**Data block:**
┄┄┄┄┄┄┄┄┄┄
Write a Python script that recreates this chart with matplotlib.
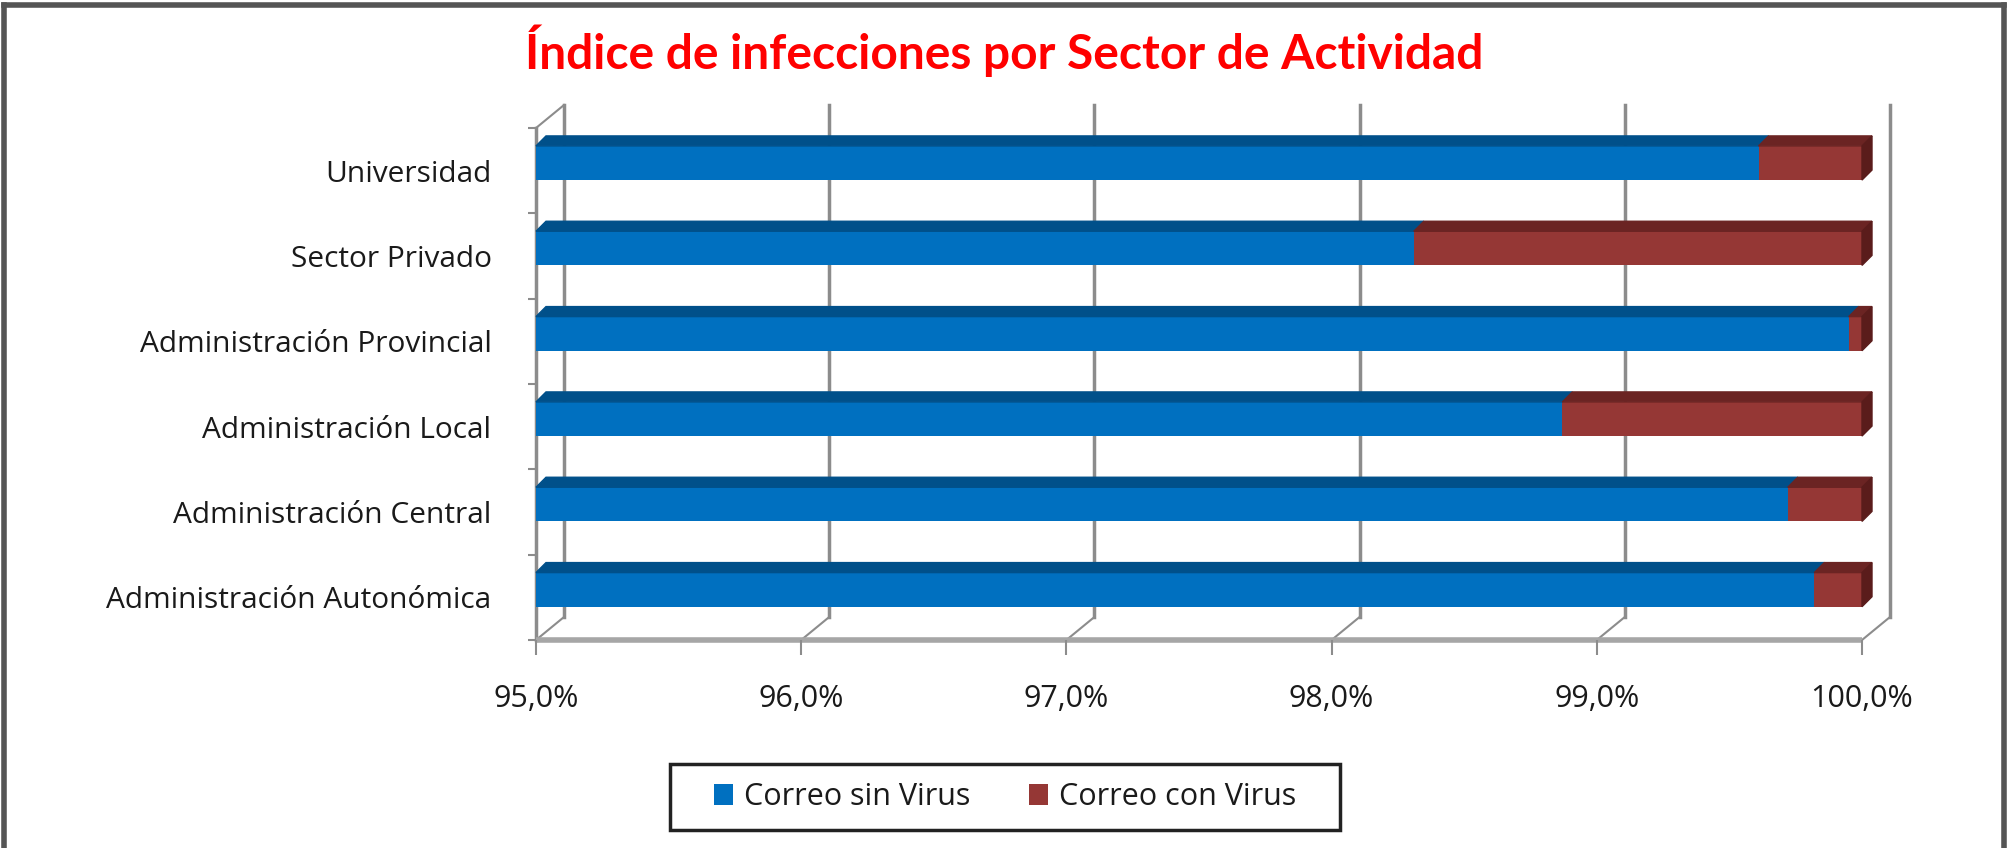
import matplotlib
matplotlib.use("Agg")
import matplotlib.pyplot as plt
from matplotlib.patches import Polygon, Patch, Rectangle
from matplotlib.lines import Line2D

# data (bottom to top)
sectores = ["Administración Autonómica", "Administración Central",
            "Administración Local", "Administración Provincial",
            "Sector Privado", "Universidad"]
sin_virus = [99.82, 99.72, 98.87, 99.95, 98.31, 99.61]
con_virus = [0.18, 0.28, 1.13, 0.05, 1.69, 0.39]
x_ticks = [95, 96, 97, 98, 99, 100]
x_labels = ["95,0%", "96,0%", "97,0%", "98,0%", "99,0%", "100,0%"]
series = ["Correo sin Virus", "Correo con Virus"]

BLUE, BLUE_TOP = "#0070C0", "#00508A"
RED, RED_TOP, RED_SIDE = "#953735", "#6B2423", "#5A1C1B"
GRID = "#8c8c8c"
TXT = "#1a1a1a"

W, H = 2011, 848
fig = plt.figure(figsize=(W / 100, H / 100), dpi=100)
ax = fig.add_axes([536 / W, 1 - 640 / H, (1862 - 536) / W, (640 - 128) / H])
ax.set_xlim(95, 100)
ax.set_ylim(0, 6)
for s in ax.spines.values():
  s.set_visible(False)

# pixel -> data offsets for the fake 3d depth
inv = ax.transData.inverted()
px0, py0 = ax.transData.transform((95, 0))
def depth(dx, dy):
  x, y = inv.transform((px0 + dx, py0 + dy))
  return x - 95, y

wx, wy = depth(28, 23)   # back wall
bx, by = depth(10, 10)   # bar depth

# back wall grid + floor diagonals
for t in x_ticks:
  ax.plot([t + wx, t + wx], [wy, 6 + wy], color=GRID, lw=2.5, clip_on=False, zorder=1)
  ax.plot([t, t + wx], [0, wy], color=GRID, lw=1.5, clip_on=False, zorder=1)
ax.plot([95, 95], [0, 6], color=GRID, lw=2.5, clip_on=False, zorder=1)
ax.plot([95, 95 + wx], [6, 6 + wy], color=GRID, lw=1.5, clip_on=False, zorder=1)
ax.plot([95, 100], [0, 0], color="#a6a6a6", lw=4, clip_on=False, zorder=1,
        solid_capstyle="butt")

# bars
bh = 0.40
ys = [i + 0.5 + 0.09 for i in range(len(sectores))]
ax.barh(ys, [v - 95 for v in sin_virus], left=95, height=bh, color=BLUE, zorder=3)
ax.barh(ys, con_virus, left=sin_virus, height=bh, color=RED, zorder=3)
for y, a, c in zip(ys, sin_virus, con_virus):
  yt = y + bh / 2
  yb = y - bh / 2
  b = a + c
  ax.add_patch(Polygon([(95, yt), (a, yt), (a + bx, yt + by), (95 + bx, yt + by)],
                       closed=True, color=BLUE_TOP, zorder=3, clip_on=False))
  ax.add_patch(Polygon([(a, yt), (b, yt), (b + bx, yt + by), (a + bx, yt + by)],
                       closed=True, color=RED_TOP, zorder=3, clip_on=False))
  ax.add_patch(Polygon([(b, yb), (b, yt), (b + bx, yt + by), (b + bx, yb + by)],
                       closed=True, color=RED_SIDE, zorder=3, clip_on=False))

# axes ticks
ax.set_xticks(x_ticks)
ax.set_xticklabels(x_labels, fontsize=22, family="Open Sans", color=TXT)
ax.tick_params(axis="x", length=11, width=1.5, color=GRID, pad=21)
ax.set_yticks(range(7))
ax.set_yticklabels([])
ax.tick_params(axis="y", which="major", length=6, width=1.5, color=GRID)
ax.set_yticks([i + 0.5 for i in range(6)], minor=True)
ax.set_yticklabels(sectores, minor=True, fontsize=21.5, family="Open Sans", color=TXT)
ax.tick_params(axis="y", which="minor", length=0, pad=32)

# title
fig.text(1004 / W, 1 - 51 / H, "Índice de infecciones por Sector de Actividad",
         color="#FF0000", fontsize=34.5, fontweight="bold", family="Lato",
         ha="center", va="center")

# legend, with its own box
fig.add_artist(Rectangle((670 / W, 1 - 830 / H), 670 / W, 66 / H,
                         transform=fig.transFigure, facecolor="white",
                         edgecolor="#222222", lw=2.5))
handles = [Patch(facecolor=BLUE), Patch(facecolor=RED)]
leg = fig.legend(handles, series, loc="center", bbox_to_anchor=(1005 / W, 1 - 797 / H),
                 ncol=2, frameon=False, prop={"family": "Open Sans", "size": 22},
                 handlelength=0.62, handleheight=0.68, columnspacing=1.9,
                 borderpad=0, handletextpad=0.38, borderaxespad=0)
for t in leg.get_texts():
  t.set_color(TXT)

# outer frame (top, left and right edges)
fc = "#555555"
fig.add_artist(Line2D([4 / W, 2004 / W], [1 - 5 / H, 1 - 5 / H], color=fc, lw=4))
fig.add_artist(Line2D([4 / W, 4 / W], [0, 1 - 5 / H], color=fc, lw=4))
fig.add_artist(Line2D([2004 / W, 2004 / W], [0, 1 - 5 / H], color=fc, lw=4))

plt.savefig("out.png", dpi=100)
┄┄┄┄┄┄┄┄┄┄
Output exactly the span of lines from the top of the listing through the line holding "bx, by = depth(10, 10)", and leave every picture out.

**Worked answer:**
Write a Python script that recreates this chart with matplotlib.
import matplotlib
matplotlib.use("Agg")
import matplotlib.pyplot as plt
from matplotlib.patches import Polygon, Patch, Rectangle
from matplotlib.lines import Line2D

# data (bottom to top)
sectores = ["Administración Autonómica", "Administración Central",
            "Administración Local", "Administración Provincial",
            "Sector Privado", "Universidad"]
sin_virus = [99.82, 99.72, 98.87, 99.95, 98.31, 99.61]
con_virus = [0.18, 0.28, 1.13, 0.05, 1.69, 0.39]
x_ticks = [95, 96, 97, 98, 99, 100]
x_labels = ["95,0%", "96,0%", "97,0%", "98,0%", "99,0%", "100,0%"]
series = ["Correo sin Virus", "Correo con Virus"]

BLUE, BLUE_TOP = "#0070C0", "#00508A"
RED, RED_TOP, RED_SIDE = "#953735", "#6B2423", "#5A1C1B"
GRID = "#8c8c8c"
TXT = "#1a1a1a"

W, H = 2011, 848
fig = plt.figure(figsize=(W / 100, H / 100), dpi=100)
ax = fig.add_axes([536 / W, 1 - 640 / H, (1862 - 536) / W, (640 - 128) / H])
ax.set_xlim(95, 100)
ax.set_ylim(0, 6)
for s in ax.spines.values():
  s.set_visible(False)

# pixel -> data offsets for the fake 3d depth
inv = ax.transData.inverted()
px0, py0 = ax.transData.transform((95, 0))
def depth(dx, dy):
  x, y = inv.transform((px0 + dx, py0 + dy))
  return x - 95, y

wx, wy = depth(28, 23)   # back wall
bx, by = depth(10, 10)   # bar depth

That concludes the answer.